Chronique d’avril 2019 De l’importance d’avoir un corps (Oniriques oracles, ce cruel défaut de signalétique, partie 3)

À l’état vigile, nous ne sommes conscients que d’une infime partie de la somme d’informations qu’il nous faut traiter en permanence. C’est là, d’ailleurs, l’une des principales différences entre l’intelligence humaine et l’intelligence artificielle (IA).


Lorsqu’advint le jour fatidique où l’ordinateur eut la folle impudence de défier le plus grand joueur d’échecs au monde (Garry Kasparov, lors de ses rencontres historiques contre Deep Blue [en 1996], puis Deeper Blue [en 1997], les « super-ordinateurs » d’IBM), il se vit dans l’obligation de passer en revue, avant chaque déplacement, les milliards de coups possibles (Deeper Blue pouvait calculer, ainsi, jusqu’à 300 millions de coups par seconde !)… Alors que, dans le même temps, seuls 3 ou 4 coups étaient envisagés par l’esprit génial du champion russo-arménien ! Cette sélection ultra-drastique tenait en grande partie, bien sûr, à la très faible puissance « computationnelle » de l’intelligence humaine. Mais elle était aussi, et surtout, imputable à une autre caractéristique partagée par tous les êtres humains : celle de posséder un corps… lequel prodigue sensations et émotions. Un joueur d’échecs est donc parfaitement capable de réfléchir en intégrant cette dimension sensible de son être… ce qui lui permet de penser dans une direction donnée (sous l’effet de l’inspiration), plutôt que d’être obligé de le faire dans toutes les directions (à partir de la seule rationalité)¹. C’est grâce à ce corps que nous pouvons nous fier à notre intuition, à notre flair, à notre instinct, aux ressources protectrices de notre Inconscient… lequel se charge de traiter en douce la majeure partie des informations qui nous parviennent (de l’intérieur, comme de l’extérieur), préservant, ainsi, notre Moi conscient d’une inévitable noyade dans l’océan infini des informations à traiter (comme cela finit par se produire, au sens propre du terme, dans Drowning by numbers, le film hypnotique [et jouissif] de Peter Greenaway [1988]).

Notre esprit est, donc, tout à fait capable de capter (d’abord), intégrer (ensuite) puis injecter dans la trame de nos rêves (enfin) — tout cela à notre insu — les petits signes avant-coureurs d’événements qui ne se produiront, parfois, que bien plus tard.
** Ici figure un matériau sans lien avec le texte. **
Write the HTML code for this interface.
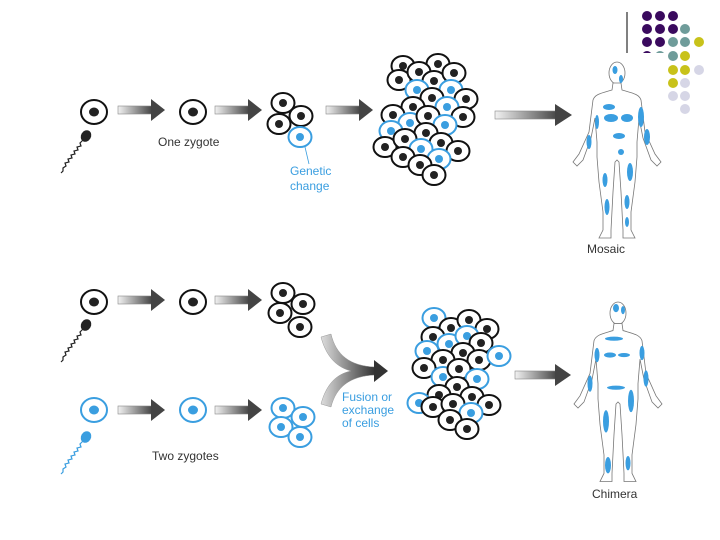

Aristote fut l’un des premiers — quatre siècles avant J.-C., tout de même ! — à saisir l’importance de ces prodromes dans la formation des rêves prémonitoires. Selon lui, les rêves prophétisant l’apparition d’une maladie devaient leur existence à la perception subliminale de légères douleurs (nociception) durant le sommeil. L’échauffement d’une partie du corps (lié, disons, à un processus inflammatoire) — non consciemment perçu, mais capté, néanmoins, par l’esprit du dormeur —, pouvait se traduire, par exemple, par une scène de marche dans le feu.


¹Les systèmes d’IA actuels, de type Giraffe — basés sur les réseaux neuronaux, et l’auto-apprentissage —, font beaucoup mieux que Deeper Blue, bien sûr… mais nous sommes toujours à des années-lumière de l’intuition humaine.